Today we visited the Mayan ruins of Tikal, a place that will make you feel like Indiana Jones. But before we talk about Tikal, let’s talk about our hotel. This is, by far, the most exotic hotel I’ve ever stayed at. Everything is open air: the reception desk, the restaurant, the pool, the bar. I feel a little like I’m in the Bali scenes from Eat, Pray, Love.
Our hotel is located in the middle of a nature preserve. There are howler monkeys, wild birds, and perhaps even a crocodile and a jaguar up in the jungle around us. The bad part is that we totally have to load up on mosquito repellent.
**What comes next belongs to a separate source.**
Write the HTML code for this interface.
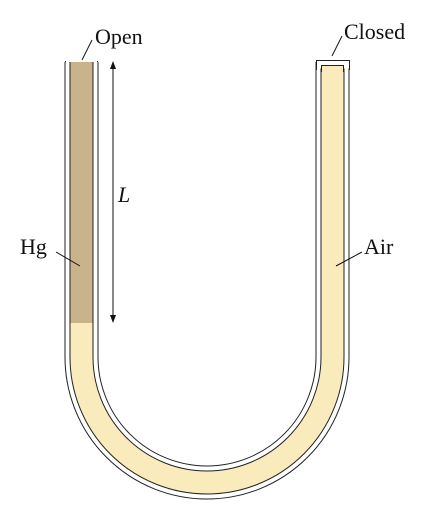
<!DOCTYPE html>
<html><head><meta charset="utf-8"><style>body{margin:0;background:#fff}svg{display:block}text{font-family:"Liberation Serif",serif;font-size:22px;fill:#111}</style></head>
<body>
<svg width="426" height="518" viewBox="0 0 426 518">
<g fill="none">
<path d="M81.5,62 V357 A125.5 125.5 0 0 0 332.5,357 V62" stroke="#222" stroke-width="34"/>
<path d="M81.5,61 V357 A125.5 125.5 0 0 0 332.5,357 V61" stroke="#fff" stroke-width="32"/>
<path d="M81.5,62 V357 A125.5 125.5 0 0 0 332.5,357 V66" stroke="#222" stroke-width="24"/>
<path d="M81.5,62 V357 A125.5 125.5 0 0 0 332.5,357 V67" stroke="#faebbd" stroke-width="22"/>
<line x1="81.5" y1="62" x2="81.5" y2="323" stroke="#c9b38b" stroke-width="22"/>
<path d="M65.5,62 V61 M97.5,62 V61" stroke="#222"/>
<rect x="316.5" y="60.5" width="33" height="8" fill="#fff" stroke="none"/>
<path d="M316.5,70 V60.5 H349.5 V70" stroke="#222"/>
<path d="M321.5,72 V65.5 H343.5 V72" stroke="#222" fill="#faebbd"/>
</g>
<g stroke="#111" fill="#111">
<line x1="113" y1="66" x2="113" y2="318"/>
<path d="M113,61 L110,69 L116,69Z M113,323 L110,315 L116,315Z" stroke="none"/>
</g>
<text x="118" y="202" font-style="italic">L</text>
<text x="95" y="44">Open</text>
<line x1="92" y1="40" x2="82" y2="60" stroke="#111"/>
<text x="344" y="39">Closed</text>
<line x1="342" y1="36" x2="332" y2="56" stroke="#111"/>
<text x="20" y="254">Hg</text>
<line x1="56" y1="252" x2="80" y2="266" stroke="#111"/>
<text x="364" y="254">Air</text>
<line x1="362" y1="252" x2="336" y2="266" stroke="#111"/>
</svg>
</body></html>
After breakfast this morning in our open-air restaurant, we headed out on the bus. An hour and a half later, we arrived at the national park that holds the Tikal ruins, where we were given several rules:
1. Don’t leave the group. The last person who got last in the jungle was gone for 11 days.
2. Don’t feed the animals!
3. Don’t fall.
Our whole group walked to the area of Temples I and II. Well, actually most of us walked it. A few people got on the back of a pickup truck. You can no longer walk up Temple I, but there are wooden stairs at the back of Temple II and you can climb those 103 steps.
Only a couple of us climbed the giant stone steps up the necropolis. I really felt like Indiana Jones then. Those stone steps were a lot harder to crawl up than the wooden steps to the Temple.
Then our group split in two. The less hardy took a pickup truck back to the entrance and then the bus back to the hotel for lunch. The rest of us adventurers hiked deeper into the jungle. We saw the Plaza of the Seven Temples, which was just excavated from 2004-2011, so they haven’t been letting people in for that long. Then we saw the Lost World and then we finally got to Temple IV. You climb Temple IV by a series of 196 wooden steps up the back. Amazingly, George Lucas shot a brief scene from the original Star Wars movie from the top of this temple–and I don’t think there were stairs then, which means they had to bring their camera equipment up by climbing the crumbling and very steep ancient stairs in the front.
After our arduous trek, we were rewarded with a yummy lunch with fresh gaucemole in an open-air restaurant within the park.
Back at the hotel, we had a quick dip in the pool before dinner. After dinner, we were treated to some traditional Guatemalan dances performed by some local teens and preteens. I even got asked to dance at the end by one of the boy dancers. You’ll have to wait for a photo of that because my friend took photos with her digital camera, and we don’t have a way to transfer those photos to my iPad.
Not sure when my next blog post will be, depends on where we can get wifi!